WHAT IS BEING ASKED
Write out the entire listing below exactly as it appears, minus any pictures.

[BEGIN SOURCE DATA]

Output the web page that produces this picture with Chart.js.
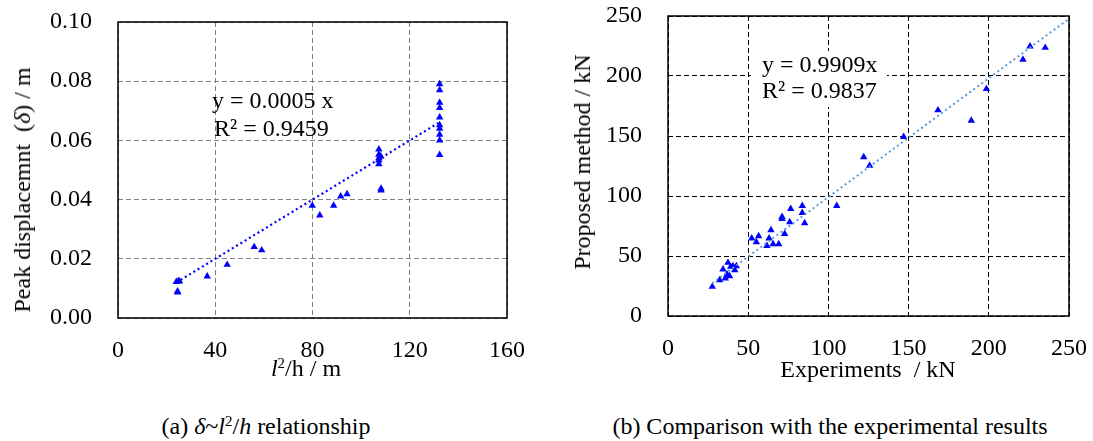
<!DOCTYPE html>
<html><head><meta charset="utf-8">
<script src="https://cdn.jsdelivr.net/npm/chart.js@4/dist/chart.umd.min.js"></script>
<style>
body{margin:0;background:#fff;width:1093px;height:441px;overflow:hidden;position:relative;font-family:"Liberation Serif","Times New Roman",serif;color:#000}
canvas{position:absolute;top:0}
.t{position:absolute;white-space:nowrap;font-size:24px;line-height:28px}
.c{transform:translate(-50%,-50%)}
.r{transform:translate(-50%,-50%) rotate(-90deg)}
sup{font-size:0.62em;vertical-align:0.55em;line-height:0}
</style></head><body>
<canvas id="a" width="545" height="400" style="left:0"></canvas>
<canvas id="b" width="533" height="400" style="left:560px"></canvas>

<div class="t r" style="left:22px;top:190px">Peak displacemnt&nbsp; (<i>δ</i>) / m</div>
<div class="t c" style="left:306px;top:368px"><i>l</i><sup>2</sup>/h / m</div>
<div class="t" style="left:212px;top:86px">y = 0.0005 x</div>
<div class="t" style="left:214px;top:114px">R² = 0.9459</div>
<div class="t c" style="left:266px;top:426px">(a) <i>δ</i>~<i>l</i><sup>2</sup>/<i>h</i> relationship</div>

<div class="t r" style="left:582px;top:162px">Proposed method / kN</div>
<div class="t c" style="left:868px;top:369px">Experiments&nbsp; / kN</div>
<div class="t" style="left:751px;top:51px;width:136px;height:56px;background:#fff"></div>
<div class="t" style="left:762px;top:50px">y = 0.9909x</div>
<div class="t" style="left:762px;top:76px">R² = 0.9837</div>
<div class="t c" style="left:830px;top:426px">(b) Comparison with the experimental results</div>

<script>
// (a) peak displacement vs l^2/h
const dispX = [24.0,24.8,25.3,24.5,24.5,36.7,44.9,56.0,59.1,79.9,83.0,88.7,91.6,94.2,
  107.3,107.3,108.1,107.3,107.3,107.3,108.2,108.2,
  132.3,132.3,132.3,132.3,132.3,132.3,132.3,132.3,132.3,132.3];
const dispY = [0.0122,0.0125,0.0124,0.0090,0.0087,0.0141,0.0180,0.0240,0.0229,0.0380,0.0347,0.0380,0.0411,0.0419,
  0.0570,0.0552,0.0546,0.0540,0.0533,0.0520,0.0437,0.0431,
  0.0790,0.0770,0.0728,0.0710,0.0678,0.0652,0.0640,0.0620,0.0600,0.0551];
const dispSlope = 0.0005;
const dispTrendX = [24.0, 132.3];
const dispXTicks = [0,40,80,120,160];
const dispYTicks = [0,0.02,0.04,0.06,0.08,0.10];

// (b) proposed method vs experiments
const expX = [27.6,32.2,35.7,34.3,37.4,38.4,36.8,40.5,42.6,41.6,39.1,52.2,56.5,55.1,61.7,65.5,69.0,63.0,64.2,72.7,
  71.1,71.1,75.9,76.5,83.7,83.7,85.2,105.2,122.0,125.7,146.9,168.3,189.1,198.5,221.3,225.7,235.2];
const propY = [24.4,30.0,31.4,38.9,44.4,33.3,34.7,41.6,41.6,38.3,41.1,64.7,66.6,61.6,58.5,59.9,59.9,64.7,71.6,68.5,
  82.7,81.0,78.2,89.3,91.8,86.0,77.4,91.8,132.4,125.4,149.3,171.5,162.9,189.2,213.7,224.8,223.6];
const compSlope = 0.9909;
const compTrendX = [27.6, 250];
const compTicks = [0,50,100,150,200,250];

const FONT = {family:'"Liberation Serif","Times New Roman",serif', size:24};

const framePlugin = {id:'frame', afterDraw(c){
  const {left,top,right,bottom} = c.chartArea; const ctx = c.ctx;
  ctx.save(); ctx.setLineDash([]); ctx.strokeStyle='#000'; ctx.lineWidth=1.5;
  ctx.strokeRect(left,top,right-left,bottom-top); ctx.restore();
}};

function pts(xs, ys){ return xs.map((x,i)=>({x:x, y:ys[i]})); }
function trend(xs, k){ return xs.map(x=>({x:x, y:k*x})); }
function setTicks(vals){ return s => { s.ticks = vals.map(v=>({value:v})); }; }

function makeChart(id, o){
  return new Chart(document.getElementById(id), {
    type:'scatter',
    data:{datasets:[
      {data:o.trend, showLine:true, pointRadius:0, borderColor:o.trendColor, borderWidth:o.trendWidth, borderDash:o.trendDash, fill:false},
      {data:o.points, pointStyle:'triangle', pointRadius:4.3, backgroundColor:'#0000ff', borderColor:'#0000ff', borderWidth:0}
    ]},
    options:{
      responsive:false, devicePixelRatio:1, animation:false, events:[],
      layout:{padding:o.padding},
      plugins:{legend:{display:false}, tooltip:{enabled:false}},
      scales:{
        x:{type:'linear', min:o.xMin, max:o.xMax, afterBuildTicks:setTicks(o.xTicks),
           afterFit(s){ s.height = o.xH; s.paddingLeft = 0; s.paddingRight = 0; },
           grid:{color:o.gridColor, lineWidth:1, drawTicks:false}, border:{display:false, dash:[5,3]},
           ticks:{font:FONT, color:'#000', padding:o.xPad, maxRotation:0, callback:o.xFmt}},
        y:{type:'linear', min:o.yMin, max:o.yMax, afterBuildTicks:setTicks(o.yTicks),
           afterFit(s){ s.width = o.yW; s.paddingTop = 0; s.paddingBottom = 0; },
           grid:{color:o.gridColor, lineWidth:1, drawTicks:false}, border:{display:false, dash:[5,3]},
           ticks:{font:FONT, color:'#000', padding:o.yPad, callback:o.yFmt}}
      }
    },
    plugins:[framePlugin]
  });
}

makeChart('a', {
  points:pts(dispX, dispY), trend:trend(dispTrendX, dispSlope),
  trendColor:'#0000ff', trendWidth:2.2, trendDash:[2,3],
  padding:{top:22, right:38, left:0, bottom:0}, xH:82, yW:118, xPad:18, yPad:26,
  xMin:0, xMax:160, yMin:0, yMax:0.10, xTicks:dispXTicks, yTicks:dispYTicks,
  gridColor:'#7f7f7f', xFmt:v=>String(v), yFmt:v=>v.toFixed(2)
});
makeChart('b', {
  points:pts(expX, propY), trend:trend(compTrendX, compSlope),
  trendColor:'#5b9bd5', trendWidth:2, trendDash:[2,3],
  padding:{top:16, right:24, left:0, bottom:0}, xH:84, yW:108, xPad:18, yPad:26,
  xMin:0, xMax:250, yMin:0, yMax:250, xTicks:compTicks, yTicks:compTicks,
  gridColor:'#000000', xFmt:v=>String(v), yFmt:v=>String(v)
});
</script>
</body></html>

[END SOURCE DATA]

SOLUTION TO THIS EXERCISE
Output the web page that produces this picture with Chart.js.
<!DOCTYPE html>
<html><head><meta charset="utf-8">
<script src="https://cdn.jsdelivr.net/npm/chart.js@4/dist/chart.umd.min.js"></script>
<style>
body{margin:0;background:#fff;width:1093px;height:441px;overflow:hidden;position:relative;font-family:"Liberation Serif","Times New Roman",serif;color:#000}
canvas{position:absolute;top:0}
.t{position:absolute;white-space:nowrap;font-size:24px;line-height:28px}
.c{transform:translate(-50%,-50%)}
.r{transform:translate(-50%,-50%) rotate(-90deg)}
sup{font-size:0.62em;vertical-align:0.55em;line-height:0}
</style></head><body>
<canvas id="a" width="545" height="400" style="left:0"></canvas>
<canvas id="b" width="533" height="400" style="left:560px"></canvas>

<div class="t r" style="left:22px;top:190px">Peak displacemnt&nbsp; (<i>δ</i>) / m</div>
<div class="t c" style="left:306px;top:368px"><i>l</i><sup>2</sup>/h / m</div>
<div class="t" style="left:212px;top:86px">y = 0.0005 x</div>
<div class="t" style="left:214px;top:114px">R² = 0.9459</div>
<div class="t c" style="left:266px;top:426px">(a) <i>δ</i>~<i>l</i><sup>2</sup>/<i>h</i> relationship</div>

<div class="t r" style="left:582px;top:162px">Proposed method / kN</div>
<div class="t c" style="left:868px;top:369px">Experiments&nbsp; / kN</div>
<div class="t" style="left:751px;top:51px;width:136px;height:56px;background:#fff"></div>
<div class="t" style="left:762px;top:50px">y = 0.9909x</div>
<div class="t" style="left:762px;top:76px">R² = 0.9837</div>
<div class="t c" style="left:830px;top:426px">(b) Comparison with the experimental results</div>

<script>
// (a) peak displacement vs l^2/h
const dispX = [24.0,24.8,25.3,24.5,24.5,36.7,44.9,56.0,59.1,79.9,83.0,88.7,91.6,94.2,
  107.3,107.3,108.1,107.3,107.3,107.3,108.2,108.2,
  132.3,132.3,132.3,132.3,132.3,132.3,132.3,132.3,132.3,132.3];
const dispY = [0.0122,0.0125,0.0124,0.0090,0.0087,0.0141,0.0180,0.0240,0.0229,0.0380,0.0347,0.0380,0.0411,0.0419,
  0.0570,0.0552,0.0546,0.0540,0.0533,0.0520,0.0437,0.0431,
  0.0790,0.0770,0.0728,0.0710,0.0678,0.0652,0.0640,0.0620,0.0600,0.0551];
const dispSlope = 0.0005;
const dispTrendX = [24.0, 132.3];
const dispXTicks = [0,40,80,120,160];
const dispYTicks = [0,0.02,0.04,0.06,0.08,0.10];

// (b) proposed method vs experiments
const expX = [27.6,32.2,35.7,34.3,37.4,38.4,36.8,40.5,42.6,41.6,39.1,52.2,56.5,55.1,61.7,65.5,69.0,63.0,64.2,72.7,
  71.1,71.1,75.9,76.5,83.7,83.7,85.2,105.2,122.0,125.7,146.9,168.3,189.1,198.5,221.3,225.7,235.2];
const propY = [24.4,30.0,31.4,38.9,44.4,33.3,34.7,41.6,41.6,38.3,41.1,64.7,66.6,61.6,58.5,59.9,59.9,64.7,71.6,68.5,
  82.7,81.0,78.2,89.3,91.8,86.0,77.4,91.8,132.4,125.4,149.3,171.5,162.9,189.2,213.7,224.8,223.6];
const compSlope = 0.9909;
const compTrendX = [27.6, 250];
const compTicks = [0,50,100,150,200,250];

const FONT = {family:'"Liberation Serif","Times New Roman",serif', size:24};

const framePlugin = {id:'frame', afterDraw(c){
  const {left,top,right,bottom} = c.chartArea; const ctx = c.ctx;
  ctx.save(); ctx.setLineDash([]); ctx.strokeStyle='#000'; ctx.lineWidth=1.5;
  ctx.strokeRect(left,top,right-left,bottom-top); ctx.restore();
}};

function pts(xs, ys){ return xs.map((x,i)=>({x:x, y:ys[i]})); }
function trend(xs, k){ return xs.map(x=>({x:x, y:k*x})); }
function setTicks(vals){ return s => { s.ticks = vals.map(v=>({value:v})); }; }

function makeChart(id, o){
  return new Chart(document.getElementById(id), {
    type:'scatter',
    data:{datasets:[
      {data:o.trend, showLine:true, pointRadius:0, borderColor:o.trendColor, borderWidth:o.trendWidth, borderDash:o.trendDash, fill:false},
      {data:o.points, pointStyle:'triangle', pointRadius:4.3, backgroundColor:'#0000ff', borderColor:'#0000ff', borderWidth:0}
    ]},
    options:{
      responsive:false, devicePixelRatio:1, animation:false, events:[],
      layout:{padding:o.padding},
      plugins:{legend:{display:false}, tooltip:{enabled:false}},
      scales:{
        x:{type:'linear', min:o.xMin, max:o.xMax, afterBuildTicks:setTicks(o.xTicks),
           afterFit(s){ s.height = o.xH; s.paddingLeft = 0; s.paddingRight = 0; },
           grid:{color:o.gridColor, lineWidth:1, drawTicks:false}, border:{display:false, dash:[5,3]},
           ticks:{font:FONT, color:'#000', padding:o.xPad, maxRotation:0, callback:o.xFmt}},
        y:{type:'linear', min:o.yMin, max:o.yMax, afterBuildTicks:setTicks(o.yTicks),
           afterFit(s){ s.width = o.yW; s.paddingTop = 0; s.paddingBottom = 0; },
           grid:{color:o.gridColor, lineWidth:1, drawTicks:false}, border:{display:false, dash:[5,3]},
           ticks:{font:FONT, color:'#000', padding:o.yPad, callback:o.yFmt}}
      }
    },
    plugins:[framePlugin]
  });
}

makeChart('a', {
  points:pts(dispX, dispY), trend:trend(dispTrendX, dispSlope),
  trendColor:'#0000ff', trendWidth:2.2, trendDash:[2,3],
  padding:{top:22, right:38, left:0, bottom:0}, xH:82, yW:118, xPad:18, yPad:26,
  xMin:0, xMax:160, yMin:0, yMax:0.10, xTicks:dispXTicks, yTicks:dispYTicks,
  gridColor:'#7f7f7f', xFmt:v=>String(v), yFmt:v=>v.toFixed(2)
});
makeChart('b', {
  points:pts(expX, propY), trend:trend(compTrendX, compSlope),
  trendColor:'#5b9bd5', trendWidth:2, trendDash:[2,3],
  padding:{top:16, right:24, left:0, bottom:0}, xH:84, yW:108, xPad:18, yPad:26,
  xMin:0, xMax:250, yMin:0, yMax:250, xTicks:compTicks, yTicks:compTicks,
  gridColor:'#000000', xFmt:v=>String(v), yFmt:v=>String(v)
});
</script>
</body></html>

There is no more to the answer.